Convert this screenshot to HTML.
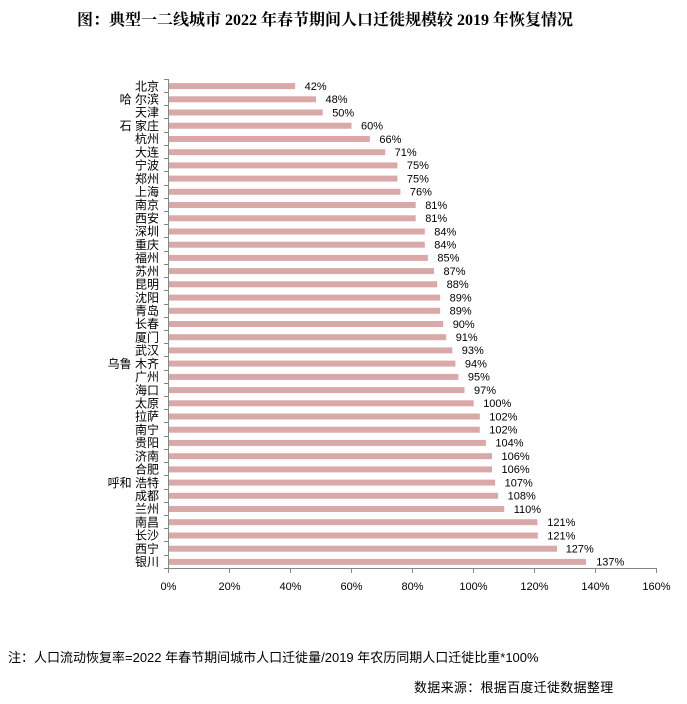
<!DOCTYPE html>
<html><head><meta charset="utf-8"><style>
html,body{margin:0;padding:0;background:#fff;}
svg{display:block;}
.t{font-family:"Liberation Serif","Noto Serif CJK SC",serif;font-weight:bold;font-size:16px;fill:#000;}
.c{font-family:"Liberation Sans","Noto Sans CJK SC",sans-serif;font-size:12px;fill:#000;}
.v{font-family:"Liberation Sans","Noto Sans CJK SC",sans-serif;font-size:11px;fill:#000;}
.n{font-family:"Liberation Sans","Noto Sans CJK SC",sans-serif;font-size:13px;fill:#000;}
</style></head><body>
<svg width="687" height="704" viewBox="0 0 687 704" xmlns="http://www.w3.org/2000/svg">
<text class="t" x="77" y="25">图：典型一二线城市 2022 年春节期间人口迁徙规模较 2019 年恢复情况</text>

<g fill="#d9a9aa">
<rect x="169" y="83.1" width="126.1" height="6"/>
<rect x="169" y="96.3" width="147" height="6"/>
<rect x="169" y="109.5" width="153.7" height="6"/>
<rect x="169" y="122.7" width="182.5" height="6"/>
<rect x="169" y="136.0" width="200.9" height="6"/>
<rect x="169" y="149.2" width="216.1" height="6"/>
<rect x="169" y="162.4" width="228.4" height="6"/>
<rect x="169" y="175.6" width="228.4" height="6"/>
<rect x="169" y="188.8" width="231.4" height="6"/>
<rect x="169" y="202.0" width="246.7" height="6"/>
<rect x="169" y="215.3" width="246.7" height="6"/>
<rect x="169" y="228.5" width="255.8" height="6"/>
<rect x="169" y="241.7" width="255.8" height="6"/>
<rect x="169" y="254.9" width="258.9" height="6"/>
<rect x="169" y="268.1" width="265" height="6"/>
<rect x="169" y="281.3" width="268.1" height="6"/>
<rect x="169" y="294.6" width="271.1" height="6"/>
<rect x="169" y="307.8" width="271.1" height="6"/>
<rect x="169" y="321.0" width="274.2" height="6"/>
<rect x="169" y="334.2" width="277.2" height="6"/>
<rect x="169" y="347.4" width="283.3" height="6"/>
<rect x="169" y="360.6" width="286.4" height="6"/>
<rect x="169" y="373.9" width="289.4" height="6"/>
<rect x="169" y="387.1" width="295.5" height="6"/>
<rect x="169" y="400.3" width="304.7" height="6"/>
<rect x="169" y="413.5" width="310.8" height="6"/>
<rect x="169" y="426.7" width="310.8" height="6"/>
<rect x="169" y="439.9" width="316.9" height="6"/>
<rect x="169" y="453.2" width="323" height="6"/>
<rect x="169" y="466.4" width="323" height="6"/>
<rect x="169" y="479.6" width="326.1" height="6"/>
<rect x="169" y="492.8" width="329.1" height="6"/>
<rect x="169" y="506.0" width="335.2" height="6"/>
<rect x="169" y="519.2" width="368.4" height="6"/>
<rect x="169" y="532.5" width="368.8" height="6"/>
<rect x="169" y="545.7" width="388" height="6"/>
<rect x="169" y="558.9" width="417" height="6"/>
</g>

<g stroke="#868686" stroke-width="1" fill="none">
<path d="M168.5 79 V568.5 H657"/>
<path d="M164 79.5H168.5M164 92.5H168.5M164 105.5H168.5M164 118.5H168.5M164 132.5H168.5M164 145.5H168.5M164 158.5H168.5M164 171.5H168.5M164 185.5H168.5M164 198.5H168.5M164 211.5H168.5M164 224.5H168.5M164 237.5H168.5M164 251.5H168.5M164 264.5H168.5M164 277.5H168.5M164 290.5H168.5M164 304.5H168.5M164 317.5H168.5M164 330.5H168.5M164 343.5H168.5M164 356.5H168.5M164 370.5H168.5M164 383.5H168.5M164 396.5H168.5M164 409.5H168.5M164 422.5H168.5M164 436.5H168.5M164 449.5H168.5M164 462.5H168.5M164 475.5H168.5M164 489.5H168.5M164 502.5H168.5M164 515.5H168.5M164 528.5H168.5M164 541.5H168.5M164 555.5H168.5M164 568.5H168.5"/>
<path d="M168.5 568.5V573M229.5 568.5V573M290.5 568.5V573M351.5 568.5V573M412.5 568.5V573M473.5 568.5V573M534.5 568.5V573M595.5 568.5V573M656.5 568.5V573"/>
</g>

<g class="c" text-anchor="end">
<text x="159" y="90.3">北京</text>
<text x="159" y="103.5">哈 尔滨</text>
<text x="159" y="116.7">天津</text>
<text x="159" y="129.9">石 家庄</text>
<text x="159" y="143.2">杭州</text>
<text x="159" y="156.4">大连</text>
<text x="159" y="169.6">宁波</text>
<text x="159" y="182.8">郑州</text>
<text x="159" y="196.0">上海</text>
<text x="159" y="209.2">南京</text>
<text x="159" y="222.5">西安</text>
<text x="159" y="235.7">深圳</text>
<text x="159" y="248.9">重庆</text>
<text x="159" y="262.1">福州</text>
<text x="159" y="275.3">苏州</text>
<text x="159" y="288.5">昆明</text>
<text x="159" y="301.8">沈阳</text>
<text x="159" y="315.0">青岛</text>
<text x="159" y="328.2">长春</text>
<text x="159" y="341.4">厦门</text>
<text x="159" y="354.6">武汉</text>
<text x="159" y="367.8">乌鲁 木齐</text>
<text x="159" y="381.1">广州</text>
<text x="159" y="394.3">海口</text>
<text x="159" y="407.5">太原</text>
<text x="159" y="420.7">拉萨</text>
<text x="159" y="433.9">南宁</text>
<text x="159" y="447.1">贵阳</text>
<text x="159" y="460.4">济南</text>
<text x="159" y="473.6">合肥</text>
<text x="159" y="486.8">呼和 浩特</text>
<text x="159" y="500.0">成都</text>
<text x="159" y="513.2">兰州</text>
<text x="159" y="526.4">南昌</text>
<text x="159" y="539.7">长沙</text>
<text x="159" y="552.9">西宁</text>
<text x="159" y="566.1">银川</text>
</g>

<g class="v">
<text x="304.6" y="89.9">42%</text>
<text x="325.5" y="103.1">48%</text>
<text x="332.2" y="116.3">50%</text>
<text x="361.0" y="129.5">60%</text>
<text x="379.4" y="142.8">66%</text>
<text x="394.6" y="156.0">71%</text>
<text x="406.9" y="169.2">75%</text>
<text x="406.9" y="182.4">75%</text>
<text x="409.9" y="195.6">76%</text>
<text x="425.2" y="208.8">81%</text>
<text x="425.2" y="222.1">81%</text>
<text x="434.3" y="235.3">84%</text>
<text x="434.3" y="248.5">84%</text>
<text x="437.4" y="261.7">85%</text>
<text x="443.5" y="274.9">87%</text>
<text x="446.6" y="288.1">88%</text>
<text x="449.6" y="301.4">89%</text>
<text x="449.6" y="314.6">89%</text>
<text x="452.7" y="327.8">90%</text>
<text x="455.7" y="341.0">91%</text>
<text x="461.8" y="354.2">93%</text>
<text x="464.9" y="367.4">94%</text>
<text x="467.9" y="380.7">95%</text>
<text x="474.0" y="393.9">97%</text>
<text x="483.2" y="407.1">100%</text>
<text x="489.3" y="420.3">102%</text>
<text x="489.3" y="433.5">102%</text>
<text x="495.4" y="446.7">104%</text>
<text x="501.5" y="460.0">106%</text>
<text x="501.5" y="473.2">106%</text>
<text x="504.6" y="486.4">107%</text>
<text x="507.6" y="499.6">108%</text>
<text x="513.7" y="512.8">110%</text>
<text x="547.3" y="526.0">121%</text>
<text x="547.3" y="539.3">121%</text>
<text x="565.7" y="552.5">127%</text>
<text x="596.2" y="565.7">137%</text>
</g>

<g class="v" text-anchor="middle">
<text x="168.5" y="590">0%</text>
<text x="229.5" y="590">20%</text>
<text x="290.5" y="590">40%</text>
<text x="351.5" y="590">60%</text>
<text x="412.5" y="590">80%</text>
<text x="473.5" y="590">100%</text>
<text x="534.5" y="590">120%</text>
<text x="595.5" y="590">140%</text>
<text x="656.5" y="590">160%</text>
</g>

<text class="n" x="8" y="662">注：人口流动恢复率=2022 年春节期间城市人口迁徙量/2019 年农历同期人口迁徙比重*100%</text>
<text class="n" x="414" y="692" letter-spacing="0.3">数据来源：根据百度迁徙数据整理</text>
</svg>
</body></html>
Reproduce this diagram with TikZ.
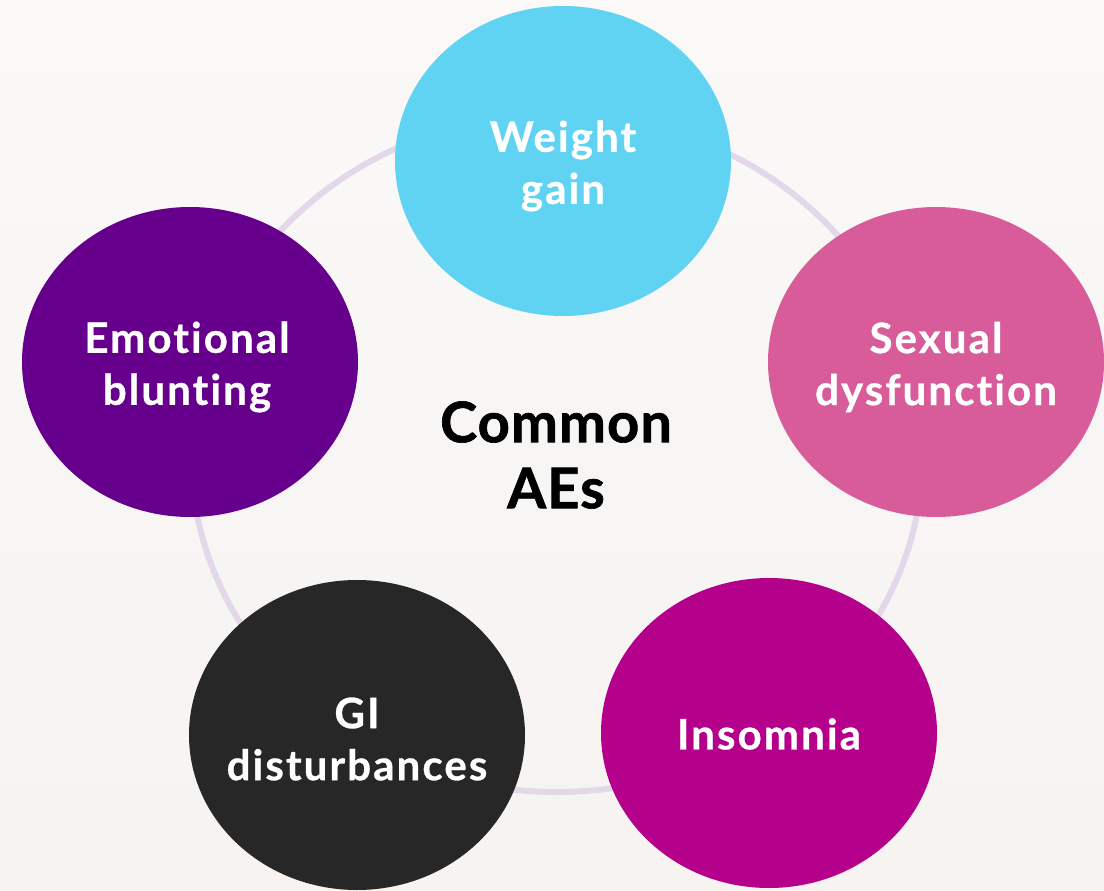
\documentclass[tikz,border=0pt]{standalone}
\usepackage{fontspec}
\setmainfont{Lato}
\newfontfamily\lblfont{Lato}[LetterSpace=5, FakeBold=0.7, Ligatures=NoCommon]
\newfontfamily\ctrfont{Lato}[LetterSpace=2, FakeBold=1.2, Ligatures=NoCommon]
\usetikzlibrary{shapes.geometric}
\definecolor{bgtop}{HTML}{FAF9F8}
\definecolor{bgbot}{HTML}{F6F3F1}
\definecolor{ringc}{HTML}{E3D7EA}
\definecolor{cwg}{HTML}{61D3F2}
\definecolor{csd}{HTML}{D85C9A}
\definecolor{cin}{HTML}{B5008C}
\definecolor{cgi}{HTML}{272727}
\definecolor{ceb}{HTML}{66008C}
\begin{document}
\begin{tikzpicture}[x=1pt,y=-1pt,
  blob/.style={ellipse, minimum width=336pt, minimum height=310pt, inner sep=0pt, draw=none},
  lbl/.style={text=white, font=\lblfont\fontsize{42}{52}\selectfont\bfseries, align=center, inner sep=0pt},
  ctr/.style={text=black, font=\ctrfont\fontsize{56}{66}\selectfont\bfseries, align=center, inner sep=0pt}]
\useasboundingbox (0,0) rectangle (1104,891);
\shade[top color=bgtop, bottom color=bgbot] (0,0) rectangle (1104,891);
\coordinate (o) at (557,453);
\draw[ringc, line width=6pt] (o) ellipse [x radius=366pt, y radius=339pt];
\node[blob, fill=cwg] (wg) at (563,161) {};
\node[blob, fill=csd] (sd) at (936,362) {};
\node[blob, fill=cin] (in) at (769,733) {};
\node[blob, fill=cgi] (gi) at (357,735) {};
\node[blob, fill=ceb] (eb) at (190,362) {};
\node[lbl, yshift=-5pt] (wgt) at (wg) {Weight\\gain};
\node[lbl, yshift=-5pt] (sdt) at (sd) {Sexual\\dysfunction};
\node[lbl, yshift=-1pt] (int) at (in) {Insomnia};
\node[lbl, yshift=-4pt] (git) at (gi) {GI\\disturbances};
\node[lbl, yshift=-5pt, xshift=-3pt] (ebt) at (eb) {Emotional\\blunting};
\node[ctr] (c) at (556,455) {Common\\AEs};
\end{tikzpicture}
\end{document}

> [What the task requires]: Copy exactly, please, the lines that run from the line holding "Reproduce this diagram with TikZ." through the closing line of the material above, omitting every picture.

> [Task answer]:
Reproduce this diagram with TikZ.
\documentclass[tikz,border=0pt]{standalone}
\usepackage{fontspec}
\setmainfont{Lato}
\newfontfamily\lblfont{Lato}[LetterSpace=5, FakeBold=0.7, Ligatures=NoCommon]
\newfontfamily\ctrfont{Lato}[LetterSpace=2, FakeBold=1.2, Ligatures=NoCommon]
\usetikzlibrary{shapes.geometric}
\definecolor{bgtop}{HTML}{FAF9F8}
\definecolor{bgbot}{HTML}{F6F3F1}
\definecolor{ringc}{HTML}{E3D7EA}
\definecolor{cwg}{HTML}{61D3F2}
\definecolor{csd}{HTML}{D85C9A}
\definecolor{cin}{HTML}{B5008C}
\definecolor{cgi}{HTML}{272727}
\definecolor{ceb}{HTML}{66008C}
\begin{document}
\begin{tikzpicture}[x=1pt,y=-1pt,
  blob/.style={ellipse, minimum width=336pt, minimum height=310pt, inner sep=0pt, draw=none},
  lbl/.style={text=white, font=\lblfont\fontsize{42}{52}\selectfont\bfseries, align=center, inner sep=0pt},
  ctr/.style={text=black, font=\ctrfont\fontsize{56}{66}\selectfont\bfseries, align=center, inner sep=0pt}]
\useasboundingbox (0,0) rectangle (1104,891);
\shade[top color=bgtop, bottom color=bgbot] (0,0) rectangle (1104,891);
\coordinate (o) at (557,453);
\draw[ringc, line width=6pt] (o) ellipse [x radius=366pt, y radius=339pt];
\node[blob, fill=cwg] (wg) at (563,161) {};
\node[blob, fill=csd] (sd) at (936,362) {};
\node[blob, fill=cin] (in) at (769,733) {};
\node[blob, fill=cgi] (gi) at (357,735) {};
\node[blob, fill=ceb] (eb) at (190,362) {};
\node[lbl, yshift=-5pt] (wgt) at (wg) {Weight\\gain};
\node[lbl, yshift=-5pt] (sdt) at (sd) {Sexual\\dysfunction};
\node[lbl, yshift=-1pt] (int) at (in) {Insomnia};
\node[lbl, yshift=-4pt] (git) at (gi) {GI\\disturbances};
\node[lbl, yshift=-5pt, xshift=-3pt] (ebt) at (eb) {Emotional\\blunting};
\node[ctr] (c) at (556,455) {Common\\AEs};
\end{tikzpicture}
\end{document}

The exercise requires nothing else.